(Task directions)
Copy the lines of the data below exactly, starting at the first and stopping after the line that contains "const band = '#ededed'"; include no pictures.

(Data extract)
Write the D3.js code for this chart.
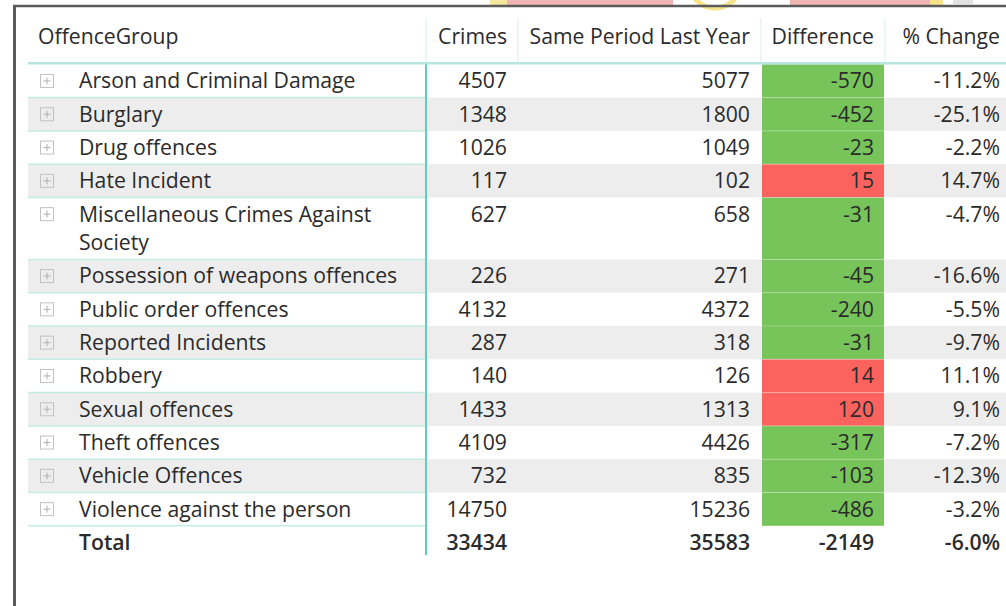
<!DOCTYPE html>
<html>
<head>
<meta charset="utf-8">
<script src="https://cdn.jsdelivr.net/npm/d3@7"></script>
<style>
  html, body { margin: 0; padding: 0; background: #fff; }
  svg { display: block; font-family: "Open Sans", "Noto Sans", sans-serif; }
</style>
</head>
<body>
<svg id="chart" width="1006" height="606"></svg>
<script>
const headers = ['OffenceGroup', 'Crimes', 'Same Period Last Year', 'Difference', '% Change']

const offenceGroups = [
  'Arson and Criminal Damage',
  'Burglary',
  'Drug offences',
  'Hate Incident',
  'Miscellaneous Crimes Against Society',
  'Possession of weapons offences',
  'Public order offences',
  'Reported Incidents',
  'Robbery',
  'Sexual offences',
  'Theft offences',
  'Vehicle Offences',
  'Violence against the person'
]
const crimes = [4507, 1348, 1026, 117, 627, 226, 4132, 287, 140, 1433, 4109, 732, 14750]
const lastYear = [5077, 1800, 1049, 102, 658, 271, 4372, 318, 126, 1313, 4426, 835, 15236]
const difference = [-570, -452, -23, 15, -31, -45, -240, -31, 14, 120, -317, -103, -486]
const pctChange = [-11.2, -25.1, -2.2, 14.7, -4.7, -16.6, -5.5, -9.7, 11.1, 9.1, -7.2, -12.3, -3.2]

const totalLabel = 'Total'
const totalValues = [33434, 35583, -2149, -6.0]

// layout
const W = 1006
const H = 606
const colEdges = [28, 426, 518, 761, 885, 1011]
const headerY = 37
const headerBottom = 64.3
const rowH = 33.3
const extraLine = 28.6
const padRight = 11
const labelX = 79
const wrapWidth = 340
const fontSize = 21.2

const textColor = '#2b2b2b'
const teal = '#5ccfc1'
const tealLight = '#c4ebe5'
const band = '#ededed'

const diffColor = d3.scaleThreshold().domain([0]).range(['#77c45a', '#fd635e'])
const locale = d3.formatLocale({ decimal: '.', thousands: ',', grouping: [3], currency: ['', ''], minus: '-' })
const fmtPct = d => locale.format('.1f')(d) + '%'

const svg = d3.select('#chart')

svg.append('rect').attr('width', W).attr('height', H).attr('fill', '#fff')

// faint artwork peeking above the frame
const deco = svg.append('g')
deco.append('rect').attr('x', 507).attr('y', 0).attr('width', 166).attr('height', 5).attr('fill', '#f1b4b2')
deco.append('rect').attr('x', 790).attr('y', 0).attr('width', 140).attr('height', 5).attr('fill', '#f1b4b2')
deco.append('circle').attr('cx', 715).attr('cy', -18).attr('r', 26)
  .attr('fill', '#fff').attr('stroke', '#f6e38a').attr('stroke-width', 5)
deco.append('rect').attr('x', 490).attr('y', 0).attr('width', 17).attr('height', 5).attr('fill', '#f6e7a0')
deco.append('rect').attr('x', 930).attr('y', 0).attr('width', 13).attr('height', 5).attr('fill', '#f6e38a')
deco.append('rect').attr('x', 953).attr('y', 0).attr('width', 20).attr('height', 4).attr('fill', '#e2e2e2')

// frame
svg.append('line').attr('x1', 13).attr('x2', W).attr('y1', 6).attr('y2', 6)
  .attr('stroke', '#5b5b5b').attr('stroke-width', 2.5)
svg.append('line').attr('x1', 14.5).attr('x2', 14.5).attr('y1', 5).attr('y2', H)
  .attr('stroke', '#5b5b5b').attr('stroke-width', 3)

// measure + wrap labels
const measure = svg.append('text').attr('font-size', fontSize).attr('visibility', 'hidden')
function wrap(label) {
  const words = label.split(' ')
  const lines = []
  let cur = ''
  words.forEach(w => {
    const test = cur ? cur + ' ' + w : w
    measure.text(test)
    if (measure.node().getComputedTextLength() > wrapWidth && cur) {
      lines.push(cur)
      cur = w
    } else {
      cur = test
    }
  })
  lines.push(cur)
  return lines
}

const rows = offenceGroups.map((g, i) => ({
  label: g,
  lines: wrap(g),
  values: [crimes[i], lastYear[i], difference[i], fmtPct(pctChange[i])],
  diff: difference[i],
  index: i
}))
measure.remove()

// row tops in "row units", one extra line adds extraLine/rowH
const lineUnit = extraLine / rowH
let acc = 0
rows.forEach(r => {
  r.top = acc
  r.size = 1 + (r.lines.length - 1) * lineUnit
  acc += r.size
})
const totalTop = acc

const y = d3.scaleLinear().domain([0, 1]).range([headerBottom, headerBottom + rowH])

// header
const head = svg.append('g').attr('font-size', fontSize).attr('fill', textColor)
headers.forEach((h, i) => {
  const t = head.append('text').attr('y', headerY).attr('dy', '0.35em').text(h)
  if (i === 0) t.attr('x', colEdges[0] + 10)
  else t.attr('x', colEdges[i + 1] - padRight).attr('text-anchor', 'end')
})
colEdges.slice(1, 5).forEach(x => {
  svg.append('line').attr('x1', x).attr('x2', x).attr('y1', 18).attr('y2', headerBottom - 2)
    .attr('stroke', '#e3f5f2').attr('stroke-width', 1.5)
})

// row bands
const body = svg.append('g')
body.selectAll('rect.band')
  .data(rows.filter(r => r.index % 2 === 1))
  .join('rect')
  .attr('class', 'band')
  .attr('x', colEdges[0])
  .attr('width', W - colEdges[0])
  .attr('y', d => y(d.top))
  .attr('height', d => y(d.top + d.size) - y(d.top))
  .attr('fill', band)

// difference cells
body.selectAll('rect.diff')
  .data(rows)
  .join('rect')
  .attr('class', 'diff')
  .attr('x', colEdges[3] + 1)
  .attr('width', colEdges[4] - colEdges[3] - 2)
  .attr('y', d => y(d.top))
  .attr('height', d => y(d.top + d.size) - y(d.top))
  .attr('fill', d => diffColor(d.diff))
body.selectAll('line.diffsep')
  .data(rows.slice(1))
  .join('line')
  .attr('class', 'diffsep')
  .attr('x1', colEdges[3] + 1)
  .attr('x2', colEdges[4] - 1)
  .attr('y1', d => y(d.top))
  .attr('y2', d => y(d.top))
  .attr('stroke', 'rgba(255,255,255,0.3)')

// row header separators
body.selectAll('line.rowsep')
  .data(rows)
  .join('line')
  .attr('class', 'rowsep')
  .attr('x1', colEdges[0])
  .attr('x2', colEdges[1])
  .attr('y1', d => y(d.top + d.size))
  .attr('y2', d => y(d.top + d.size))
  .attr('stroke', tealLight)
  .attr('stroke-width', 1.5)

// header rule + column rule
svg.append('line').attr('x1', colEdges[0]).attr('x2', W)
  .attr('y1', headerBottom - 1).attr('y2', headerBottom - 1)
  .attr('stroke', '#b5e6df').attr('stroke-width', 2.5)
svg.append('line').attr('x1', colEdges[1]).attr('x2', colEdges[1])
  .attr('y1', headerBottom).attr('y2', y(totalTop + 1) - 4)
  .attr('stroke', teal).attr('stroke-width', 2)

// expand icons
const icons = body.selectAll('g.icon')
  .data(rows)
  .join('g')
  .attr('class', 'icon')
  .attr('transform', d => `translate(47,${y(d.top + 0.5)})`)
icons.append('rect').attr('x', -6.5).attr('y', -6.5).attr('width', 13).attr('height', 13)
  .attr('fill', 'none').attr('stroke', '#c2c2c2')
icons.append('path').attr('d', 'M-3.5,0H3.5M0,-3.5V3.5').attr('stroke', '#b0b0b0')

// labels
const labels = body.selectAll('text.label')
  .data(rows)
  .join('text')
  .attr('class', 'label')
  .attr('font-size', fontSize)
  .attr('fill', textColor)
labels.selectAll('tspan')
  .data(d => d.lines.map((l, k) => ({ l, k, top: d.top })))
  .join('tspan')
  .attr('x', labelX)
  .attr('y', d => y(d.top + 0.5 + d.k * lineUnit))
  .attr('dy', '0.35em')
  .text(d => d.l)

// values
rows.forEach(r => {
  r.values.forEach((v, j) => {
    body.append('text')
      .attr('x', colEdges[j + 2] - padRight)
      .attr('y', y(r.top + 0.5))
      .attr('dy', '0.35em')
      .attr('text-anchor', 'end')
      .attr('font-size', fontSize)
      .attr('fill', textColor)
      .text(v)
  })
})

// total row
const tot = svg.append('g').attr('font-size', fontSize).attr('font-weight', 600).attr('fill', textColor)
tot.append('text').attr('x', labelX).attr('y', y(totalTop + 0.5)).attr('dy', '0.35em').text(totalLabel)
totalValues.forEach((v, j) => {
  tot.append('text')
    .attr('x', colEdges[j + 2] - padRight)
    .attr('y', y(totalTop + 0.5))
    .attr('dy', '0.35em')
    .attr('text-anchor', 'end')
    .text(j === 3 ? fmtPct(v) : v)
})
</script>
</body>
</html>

(Answer to this problem)
Write the D3.js code for this chart.
<!DOCTYPE html>
<html>
<head>
<meta charset="utf-8">
<script src="https://cdn.jsdelivr.net/npm/d3@7"></script>
<style>
  html, body { margin: 0; padding: 0; background: #fff; }
  svg { display: block; font-family: "Open Sans", "Noto Sans", sans-serif; }
</style>
</head>
<body>
<svg id="chart" width="1006" height="606"></svg>
<script>
const headers = ['OffenceGroup', 'Crimes', 'Same Period Last Year', 'Difference', '% Change']

const offenceGroups = [
  'Arson and Criminal Damage',
  'Burglary',
  'Drug offences',
  'Hate Incident',
  'Miscellaneous Crimes Against Society',
  'Possession of weapons offences',
  'Public order offences',
  'Reported Incidents',
  'Robbery',
  'Sexual offences',
  'Theft offences',
  'Vehicle Offences',
  'Violence against the person'
]
const crimes = [4507, 1348, 1026, 117, 627, 226, 4132, 287, 140, 1433, 4109, 732, 14750]
const lastYear = [5077, 1800, 1049, 102, 658, 271, 4372, 318, 126, 1313, 4426, 835, 15236]
const difference = [-570, -452, -23, 15, -31, -45, -240, -31, 14, 120, -317, -103, -486]
const pctChange = [-11.2, -25.1, -2.2, 14.7, -4.7, -16.6, -5.5, -9.7, 11.1, 9.1, -7.2, -12.3, -3.2]

const totalLabel = 'Total'
const totalValues = [33434, 35583, -2149, -6.0]

// layout
const W = 1006
const H = 606
const colEdges = [28, 426, 518, 761, 885, 1011]
const headerY = 37
const headerBottom = 64.3
const rowH = 33.3
const extraLine = 28.6
const padRight = 11
const labelX = 79
const wrapWidth = 340
const fontSize = 21.2

const textColor = '#2b2b2b'
const teal = '#5ccfc1'
const tealLight = '#c4ebe5'
const band = '#ededed'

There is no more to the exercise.